Work to be completed
Return precisely the span of lines from the top of the material below to the line containing "2.5, 2.75, 3.0];", both included. Pictures are excluded.

Start Data supplied

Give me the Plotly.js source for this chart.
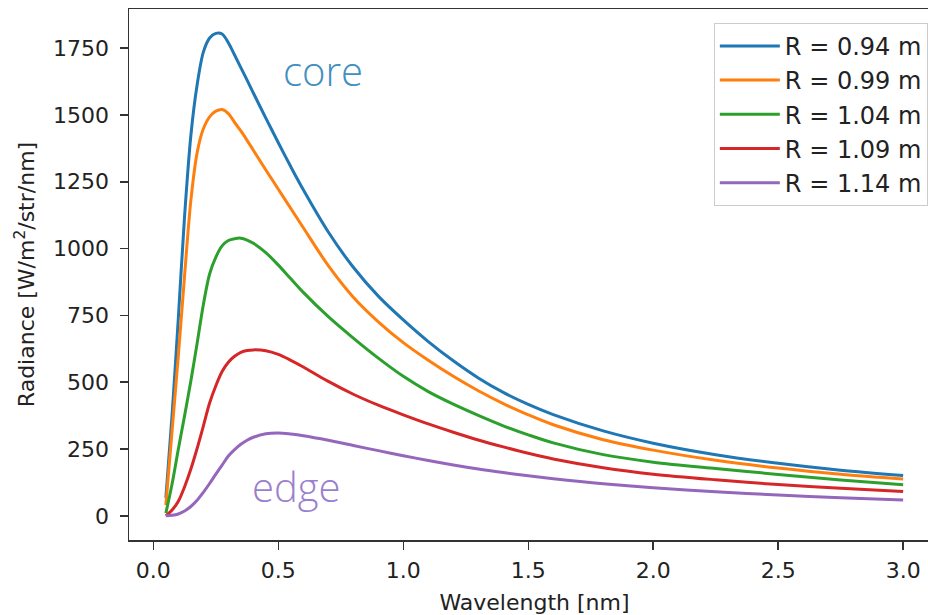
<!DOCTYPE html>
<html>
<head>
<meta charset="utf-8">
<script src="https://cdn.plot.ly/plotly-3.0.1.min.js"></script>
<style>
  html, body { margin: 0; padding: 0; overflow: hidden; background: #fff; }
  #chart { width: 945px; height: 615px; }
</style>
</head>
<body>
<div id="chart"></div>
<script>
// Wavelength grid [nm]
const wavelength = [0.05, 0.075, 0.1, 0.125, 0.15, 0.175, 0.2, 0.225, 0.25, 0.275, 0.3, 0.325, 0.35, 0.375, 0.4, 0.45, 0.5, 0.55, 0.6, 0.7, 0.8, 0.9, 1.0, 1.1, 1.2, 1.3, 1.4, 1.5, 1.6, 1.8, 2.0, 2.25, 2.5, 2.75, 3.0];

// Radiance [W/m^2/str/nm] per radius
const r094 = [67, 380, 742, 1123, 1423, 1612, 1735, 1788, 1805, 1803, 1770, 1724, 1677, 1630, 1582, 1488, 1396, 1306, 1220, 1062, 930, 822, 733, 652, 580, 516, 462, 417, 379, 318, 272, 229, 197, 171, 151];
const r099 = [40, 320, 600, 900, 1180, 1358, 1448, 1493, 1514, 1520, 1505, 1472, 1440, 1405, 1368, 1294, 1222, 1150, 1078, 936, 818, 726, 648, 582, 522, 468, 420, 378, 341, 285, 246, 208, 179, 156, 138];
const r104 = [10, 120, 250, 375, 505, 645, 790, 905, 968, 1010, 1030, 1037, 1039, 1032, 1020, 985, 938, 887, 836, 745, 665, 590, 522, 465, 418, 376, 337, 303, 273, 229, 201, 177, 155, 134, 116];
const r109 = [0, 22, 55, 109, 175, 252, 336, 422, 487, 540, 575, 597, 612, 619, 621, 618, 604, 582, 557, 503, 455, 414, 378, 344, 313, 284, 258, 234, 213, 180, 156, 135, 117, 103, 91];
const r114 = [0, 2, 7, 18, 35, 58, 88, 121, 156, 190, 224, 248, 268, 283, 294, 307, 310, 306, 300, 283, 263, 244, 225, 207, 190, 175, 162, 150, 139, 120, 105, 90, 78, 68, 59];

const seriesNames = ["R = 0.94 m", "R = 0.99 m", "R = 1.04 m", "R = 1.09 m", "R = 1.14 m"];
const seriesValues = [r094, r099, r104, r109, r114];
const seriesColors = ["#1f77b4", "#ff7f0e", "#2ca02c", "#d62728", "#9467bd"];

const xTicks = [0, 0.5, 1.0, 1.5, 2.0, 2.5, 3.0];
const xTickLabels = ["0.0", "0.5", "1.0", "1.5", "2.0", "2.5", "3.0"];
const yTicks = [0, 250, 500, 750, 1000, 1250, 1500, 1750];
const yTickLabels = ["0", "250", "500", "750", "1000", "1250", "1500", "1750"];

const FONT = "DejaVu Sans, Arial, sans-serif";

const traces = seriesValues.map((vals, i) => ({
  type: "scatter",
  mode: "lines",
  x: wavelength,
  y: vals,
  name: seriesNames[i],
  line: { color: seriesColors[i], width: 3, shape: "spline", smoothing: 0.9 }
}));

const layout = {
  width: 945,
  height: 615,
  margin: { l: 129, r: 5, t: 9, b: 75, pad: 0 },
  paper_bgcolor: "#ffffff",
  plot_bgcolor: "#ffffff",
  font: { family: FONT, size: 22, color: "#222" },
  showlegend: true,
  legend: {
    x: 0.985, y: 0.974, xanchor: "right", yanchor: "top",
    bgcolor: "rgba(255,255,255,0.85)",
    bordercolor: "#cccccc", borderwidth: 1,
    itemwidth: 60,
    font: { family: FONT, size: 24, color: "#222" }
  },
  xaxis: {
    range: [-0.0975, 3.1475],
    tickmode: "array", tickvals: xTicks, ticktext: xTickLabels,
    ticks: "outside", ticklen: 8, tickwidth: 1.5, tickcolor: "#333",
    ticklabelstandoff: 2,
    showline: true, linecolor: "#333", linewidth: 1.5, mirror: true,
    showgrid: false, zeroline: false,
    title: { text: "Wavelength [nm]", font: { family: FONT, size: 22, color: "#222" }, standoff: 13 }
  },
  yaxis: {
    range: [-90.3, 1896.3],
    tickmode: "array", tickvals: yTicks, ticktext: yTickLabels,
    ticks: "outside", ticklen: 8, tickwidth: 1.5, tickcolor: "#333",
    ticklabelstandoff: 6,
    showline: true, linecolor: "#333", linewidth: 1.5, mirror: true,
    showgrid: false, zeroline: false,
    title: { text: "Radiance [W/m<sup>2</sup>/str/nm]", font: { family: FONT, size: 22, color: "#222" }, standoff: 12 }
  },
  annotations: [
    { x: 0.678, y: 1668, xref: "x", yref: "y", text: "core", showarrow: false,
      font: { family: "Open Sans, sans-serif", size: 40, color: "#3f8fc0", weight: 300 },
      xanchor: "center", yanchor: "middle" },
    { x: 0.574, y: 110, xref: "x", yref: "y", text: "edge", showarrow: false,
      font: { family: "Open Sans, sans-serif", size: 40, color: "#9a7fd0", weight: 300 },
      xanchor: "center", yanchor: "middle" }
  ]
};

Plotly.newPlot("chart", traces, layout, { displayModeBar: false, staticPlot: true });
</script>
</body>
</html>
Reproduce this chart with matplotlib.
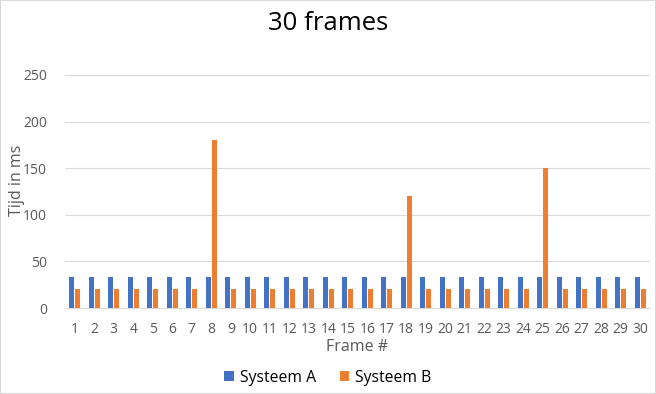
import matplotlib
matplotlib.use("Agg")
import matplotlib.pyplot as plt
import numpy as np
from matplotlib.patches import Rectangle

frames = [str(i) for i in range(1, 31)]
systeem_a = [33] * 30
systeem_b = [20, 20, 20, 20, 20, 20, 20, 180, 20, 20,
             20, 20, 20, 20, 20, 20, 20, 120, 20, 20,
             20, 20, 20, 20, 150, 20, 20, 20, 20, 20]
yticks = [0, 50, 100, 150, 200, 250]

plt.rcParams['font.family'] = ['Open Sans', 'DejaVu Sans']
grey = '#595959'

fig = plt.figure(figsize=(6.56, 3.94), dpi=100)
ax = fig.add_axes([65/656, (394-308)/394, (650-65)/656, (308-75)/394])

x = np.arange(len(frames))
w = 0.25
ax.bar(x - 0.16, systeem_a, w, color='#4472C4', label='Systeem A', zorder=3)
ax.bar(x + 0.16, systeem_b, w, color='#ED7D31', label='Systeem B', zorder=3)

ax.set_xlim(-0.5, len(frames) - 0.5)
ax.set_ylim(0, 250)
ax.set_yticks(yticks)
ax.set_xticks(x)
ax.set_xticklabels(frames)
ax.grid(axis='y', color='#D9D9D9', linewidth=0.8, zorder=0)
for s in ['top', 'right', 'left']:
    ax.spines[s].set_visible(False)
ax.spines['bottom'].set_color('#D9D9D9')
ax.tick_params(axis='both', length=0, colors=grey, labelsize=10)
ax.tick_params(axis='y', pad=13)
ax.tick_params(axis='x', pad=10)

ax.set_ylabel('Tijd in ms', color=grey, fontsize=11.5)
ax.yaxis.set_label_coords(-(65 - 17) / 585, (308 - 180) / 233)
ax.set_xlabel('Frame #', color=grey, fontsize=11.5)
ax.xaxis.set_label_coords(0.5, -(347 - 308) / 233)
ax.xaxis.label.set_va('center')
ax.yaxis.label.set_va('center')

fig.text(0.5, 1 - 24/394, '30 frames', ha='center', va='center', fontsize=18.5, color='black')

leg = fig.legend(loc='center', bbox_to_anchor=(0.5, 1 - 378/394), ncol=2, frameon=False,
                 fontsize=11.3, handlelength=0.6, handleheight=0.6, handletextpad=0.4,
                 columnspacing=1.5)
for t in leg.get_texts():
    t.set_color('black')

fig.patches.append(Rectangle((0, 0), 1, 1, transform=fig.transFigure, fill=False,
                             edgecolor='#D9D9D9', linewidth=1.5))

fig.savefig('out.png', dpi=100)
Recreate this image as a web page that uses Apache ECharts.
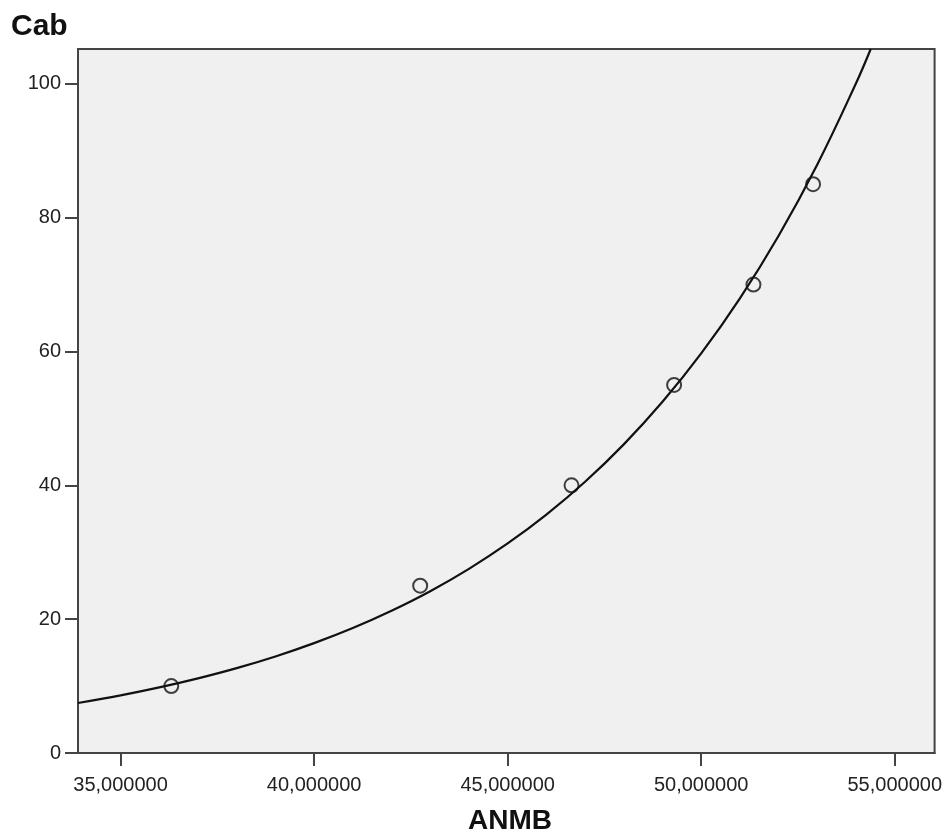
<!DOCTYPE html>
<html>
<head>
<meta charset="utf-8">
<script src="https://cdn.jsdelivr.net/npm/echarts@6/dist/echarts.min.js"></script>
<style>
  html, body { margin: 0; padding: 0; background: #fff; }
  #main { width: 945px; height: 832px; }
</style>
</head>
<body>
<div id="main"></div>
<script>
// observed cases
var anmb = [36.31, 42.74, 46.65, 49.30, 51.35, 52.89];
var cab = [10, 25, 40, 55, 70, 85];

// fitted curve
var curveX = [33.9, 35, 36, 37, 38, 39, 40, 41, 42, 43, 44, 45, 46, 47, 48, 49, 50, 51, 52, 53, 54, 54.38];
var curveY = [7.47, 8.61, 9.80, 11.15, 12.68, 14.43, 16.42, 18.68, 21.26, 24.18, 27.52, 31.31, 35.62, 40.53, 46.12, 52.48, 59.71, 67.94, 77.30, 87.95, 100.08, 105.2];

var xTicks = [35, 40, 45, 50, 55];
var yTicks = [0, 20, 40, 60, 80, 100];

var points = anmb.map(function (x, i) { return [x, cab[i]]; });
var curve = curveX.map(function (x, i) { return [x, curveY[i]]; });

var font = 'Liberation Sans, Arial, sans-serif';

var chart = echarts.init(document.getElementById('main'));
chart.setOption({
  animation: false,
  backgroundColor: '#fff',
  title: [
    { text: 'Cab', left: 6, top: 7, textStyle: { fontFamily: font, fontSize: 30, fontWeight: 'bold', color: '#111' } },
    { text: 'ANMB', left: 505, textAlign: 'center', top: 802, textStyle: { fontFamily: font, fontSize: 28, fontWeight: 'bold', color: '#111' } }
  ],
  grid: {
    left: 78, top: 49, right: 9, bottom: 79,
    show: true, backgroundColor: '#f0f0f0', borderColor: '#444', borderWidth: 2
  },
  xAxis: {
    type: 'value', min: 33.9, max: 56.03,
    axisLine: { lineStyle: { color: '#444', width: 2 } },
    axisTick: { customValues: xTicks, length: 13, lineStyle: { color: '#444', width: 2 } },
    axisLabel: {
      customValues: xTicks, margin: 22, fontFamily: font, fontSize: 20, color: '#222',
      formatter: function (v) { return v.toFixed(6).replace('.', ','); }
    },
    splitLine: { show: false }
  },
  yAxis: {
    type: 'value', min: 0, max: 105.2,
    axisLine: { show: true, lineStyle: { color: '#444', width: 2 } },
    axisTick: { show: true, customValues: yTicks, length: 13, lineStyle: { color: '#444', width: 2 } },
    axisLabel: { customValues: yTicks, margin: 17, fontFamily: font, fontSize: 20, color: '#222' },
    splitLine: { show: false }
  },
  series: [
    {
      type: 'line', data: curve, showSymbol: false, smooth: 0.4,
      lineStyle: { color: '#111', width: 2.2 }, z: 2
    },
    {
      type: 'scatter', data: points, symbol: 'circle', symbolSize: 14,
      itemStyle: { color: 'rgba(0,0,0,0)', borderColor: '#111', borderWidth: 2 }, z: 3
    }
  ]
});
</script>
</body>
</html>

End Data supplied

The reply
Give me the Plotly.js source for this chart.
<!DOCTYPE html>
<html>
<head>
<meta charset="utf-8">
<script src="https://cdn.plot.ly/plotly-3.0.1.min.js"></script>
<style>
  html, body { margin: 0; padding: 0; overflow: hidden; background: #fff; }
  #chart { width: 945px; height: 615px; }
</style>
</head>
<body>
<div id="chart"></div>
<script>
// Wavelength grid [nm]
const wavelength = [0.05, 0.075, 0.1, 0.125, 0.15, 0.175, 0.2, 0.225, 0.25, 0.275, 0.3, 0.325, 0.35, 0.375, 0.4, 0.45, 0.5, 0.55, 0.6, 0.7, 0.8, 0.9, 1.0, 1.1, 1.2, 1.3, 1.4, 1.5, 1.6, 1.8, 2.0, 2.25, 2.5, 2.75, 3.0];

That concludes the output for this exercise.